Short problem — Count lines holding the word "chart". Only the number is wanted.

Data excerpt —

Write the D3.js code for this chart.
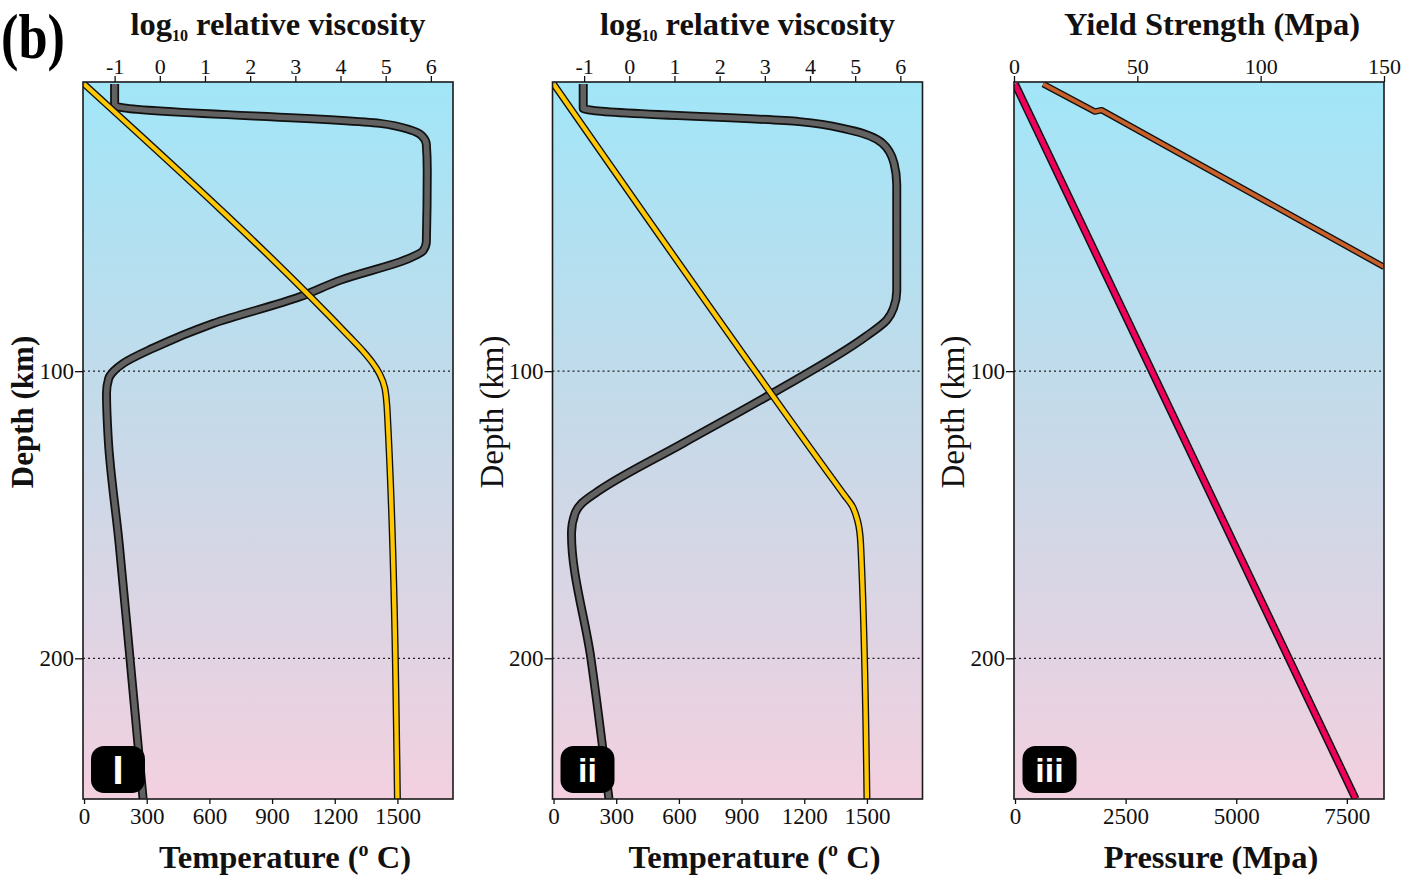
<!DOCTYPE html>
<html>
<head>
<meta charset="utf-8">
<script src="https://cdn.jsdelivr.net/npm/d3@7"></script>
<style>
  body { margin: 0; background: #fff; }
  svg { display: block; }
</style>
</head>
<body>
<svg id="chart" width="1404" height="877"></svg>
<script>
// ---- tick values ----
const depthTicks = [100, 200];
const viscosityTicks = [-1, 0, 1, 2, 3, 4, 5, 6];
const temperatureTicks = [0, 300, 600, 900, 1200, 1500];
const yieldTicks = [0, 50, 100, 150];
const pressureTicks = [0, 2500, 5000, 7500];

// ---- profiles: [depth (km), value] ----
// panel i
const viscosityI = [
  [0, -1.0], [7.5, -1.0], [8.3, -0.8], [13.7, 4.87], [16, 5.55], [18, 5.8], [21, 5.9],
  [30, 5.92], [55, 5.9], [58, 5.83], [60.5, 5.55], [68.3, 4.0], [74.1, 3.1], [83.4, 1.18],
  [92, -0.15], [97.3, -0.81], [100, -1.02], [102.5, -1.13], [107.7, -1.18], [124, -1.14],
  [160, -0.9], [200, -0.66], [249, -0.37]
];
const temperatureI = [
  [0, 0], [88, 1270], [93, 1335], [97, 1380], [101, 1415], [106, 1440], [115, 1452], [249, 1500]
];
// panel ii
const viscosityII = [
  [0, -1.02], [8.5, -1.02], [9.2, -0.8], [13.1, 3.76], [16, 4.87], [20.6, 5.6], [27.6, 5.86],
  [35, 5.92], [72, 5.92], [78, 5.85], [82.2, 5.7], [88, 5.23], [107.7, 3.17], [125.1, 1.19],
  [141.4, -0.65], [146, -1.05], [149.5, -1.2], [156.5, -1.28], [200, -0.85], [249, -0.45]
];
const temperatureII = [
  [0, 0], [138, 1340], [143, 1390], [147, 1430], [152, 1455], [160, 1470], [249, 1500]
];
// panel iii
const yieldStrength = [[0, 11.8], [9.6, 32.8], [9.1, 35.5], [63.7, 150]];
const pressure = [[0, 0], [249, 7700]];

// ---- layout ----
const W = 370;
const panelX = [83, 552.5, 1014];
const serif = "'Liberation Serif', 'Times New Roman', serif";
const svg = d3.select("#chart");

const y = d3.scaleLinear().domain([-0.7, 249]).range([82, 799]);
const xVisc = d3.scaleLinear().domain([-1.7, 6.49]).range([0, W]);
const xTemp = d3.scaleLinear().domain([-5, 1766]).range([0, W]);
const xYield = d3.scaleLinear().domain([0, 150]).range([0, W]);
const xPress = d3.scaleLinear().domain([-23, 8340]).range([0, W]);

const defs = svg.append("defs");
const grad = defs.append("linearGradient").attr("id", "bg")
  .attr("x1", 0).attr("y1", 0).attr("x2", 0).attr("y2", 1);
grad.append("stop").attr("offset", "0%").attr("stop-color", "#a1e6f8");
grad.append("stop").attr("offset", "50%").attr("stop-color", "#c8d9e8");
grad.append("stop").attr("offset", "100%").attr("stop-color", "#f3d0df");
defs.append("clipPath").attr("id", "plotClip")
  .append("rect").attr("x", 0).attr("y", y.range()[0]).attr("width", W).attr("height", y.range()[1] - y.range()[0]);

svg.append("text").attr("x", 1).attr("y", 58)
  .attr("font-family", serif).attr("font-weight", "bold").attr("font-size", 64)
  .attr("textLength", 64).attr("lengthAdjust", "spacingAndGlyphs").text("(b)");

function drawProfile(g, data, x, outer, inner, wOuter, wInner, curve) {
  const line = d3.line().x(d => x(d[1])).y(d => y(d[0])).curve(curve);
  const cg = g.append("g").attr("clip-path", "url(#plotClip)");
  cg.append("path").attr("d", line(data)).attr("fill", "none").attr("stroke", outer)
    .attr("stroke-width", wOuter).attr("stroke-linejoin", "round").attr("stroke-linecap", "butt");
  cg.append("path").attr("d", line(data)).attr("fill", "none").attr("stroke", inner)
    .attr("stroke-width", wInner).attr("stroke-linejoin", "round").attr("stroke-linecap", "butt");
}

function styleAxis(sel, size) {
  sel.select(".domain").remove();
  sel.selectAll(".tick line").attr("stroke", "#111").attr("stroke-width", 1.3);
  sel.selectAll(".tick text").attr("font-family", serif).attr("font-size", size).attr("fill", "#111");
}

function panel(i, cfg) {
  const g = svg.append("g").attr("transform", `translate(${panelX[i]},0)`);
  const y0 = y.range()[0], y1 = y.range()[1];
  g.append("rect").attr("x", 0).attr("y", y0).attr("width", W).attr("height", y1 - y0).attr("fill", "url(#bg)");

  // depth reference lines
  g.selectAll(".ref").data(depthTicks).enter().append("line")
    .attr("x1", 0).attr("x2", W).attr("y1", d => y(d)).attr("y2", d => y(d))
    .attr("stroke", "#222").attr("stroke-width", 1.3).attr("stroke-dasharray", "2,3");

  cfg.draw(g);

  g.append("rect").attr("x", 0).attr("y", y0).attr("width", W).attr("height", y1 - y0)
    .attr("fill", "none").attr("stroke", "#1a1a1a").attr("stroke-width", 1.6);

  // axes
  const top = g.append("g").attr("transform", `translate(0,${y0})`)
    .call(d3.axisTop(cfg.xTop).tickValues(cfg.topTicks).tickSize(6).tickPadding(2).tickFormat(d => String(d)));
  styleAxis(top, 22);
  const bot = g.append("g").attr("transform", `translate(0,${y1})`)
    .call(d3.axisBottom(cfg.xBottom).tickValues(cfg.bottomTicks).tickSize(5).tickPadding(4).tickFormat(d => String(d)));
  styleAxis(bot, 23);
  const left = g.append("g")
    .call(d3.axisLeft(y).tickValues(depthTicks).tickSize(8).tickPadding(1).tickFormat(d => String(d)));
  styleAxis(left, 23);

  // titles
  const tt = g.append("text").attr("x", cfg.topTitleX).attr("y", 35).attr("text-anchor", "middle")
    .attr("font-family", serif).attr("font-weight", "bold").attr("font-size", 32.5).attr("fill", "#111");
  cfg.topTitle(tt);
  const bt = g.append("text").attr("x", cfg.bottomTitleX).attr("y", 868).attr("text-anchor", "middle")
    .attr("font-family", serif).attr("font-weight", "bold").attr("font-size", 32.5).attr("fill", "#111");
  cfg.bottomTitle(bt);
  g.append("text").attr("transform", `translate(${cfg.depthLabelX},412) rotate(-90)`)
    .attr("text-anchor", "middle").attr("font-family", serif)
    .attr("font-weight", cfg.depthBold ? "bold" : "normal").attr("font-size", cfg.depthBold ? 31 : 33).attr("fill", "#111")
    .text("Depth (km)");

  // panel badge
  const b = g.append("g").attr("transform", `translate(${cfg.badgeX},746)`);
  b.append("rect").attr("width", 54).attr("height", 47).attr("rx", 13).attr("fill", "#000");
  b.append("text").attr("x", 27).attr("y", cfg.badgeSize > 36 ? 38 : 36).attr("text-anchor", "middle")
    .attr("font-family", "'Liberation Sans', Arial, sans-serif").attr("font-weight", "bold")
    .attr("font-size", cfg.badgeSize).attr("fill", "#fff").text(cfg.badge);
}

function viscosityTitle(t) {
  t.append("tspan").text("log");
  t.append("tspan").attr("font-size", 16).attr("dy", 6).text("10");
  t.append("tspan").attr("dy", -6).text(" relative viscosity");
}
function temperatureTitle(t) {
  t.append("tspan").text("Temperature (");
  t.append("tspan").attr("font-size", 20).attr("dy", -12).text("o");
  t.append("tspan").attr("dy", 12).text(" C)");
}

panel(0, {
  xTop: xVisc, topTicks: viscosityTicks, xBottom: xTemp, bottomTicks: temperatureTicks,
  topTitleX: 195, bottomTitleX: 202, topTitle: viscosityTitle, bottomTitle: temperatureTitle,
  depthLabelX: -50, depthBold: true, badgeX: 8, badge: "I", badgeSize: 40,
  draw: g => {
    drawProfile(g, viscosityI, xVisc, "#111", "#616161", 9, 5.5, d3.curveMonotoneY);
    drawProfile(g, temperatureI, xTemp, "#111", "#ffc800", 7, 4.3, d3.curveMonotoneY);
  }
});
panel(1, {
  xTop: xVisc, topTicks: viscosityTicks, xBottom: xTemp, bottomTicks: temperatureTicks,
  topTitleX: 195, bottomTitleX: 202, topTitle: viscosityTitle, bottomTitle: temperatureTitle,
  depthLabelX: -50, depthBold: false, badgeX: 8, badge: "ii", badgeSize: 34,
  draw: g => {
    drawProfile(g, viscosityII, xVisc, "#111", "#616161", 9, 5.5, d3.curveMonotoneY);
    drawProfile(g, temperatureII, xTemp, "#111", "#ffc800", 7, 4.3, d3.curveMonotoneY);
  }
});
panel(2, {
  xTop: xYield, topTicks: yieldTicks, xBottom: xPress, bottomTicks: pressureTicks,
  topTitleX: 198, bottomTitleX: 197,
  topTitle: t => t.text("Yield Strength (Mpa)"),
  bottomTitle: t => t.text("Pressure (Mpa)"),
  depthLabelX: -50, depthBold: false, badgeX: 8.5, badge: "iii", badgeSize: 34,
  draw: g => {
    drawProfile(g, yieldStrength, xYield, "#111", "#c8602c", 6.5, 3.8, d3.curveLinear);
    drawProfile(g, pressure, xPress, "#111", "#f0005c", 8, 5, d3.curveLinear);
  }
});
</script>
</body>
</html>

Written reply — 3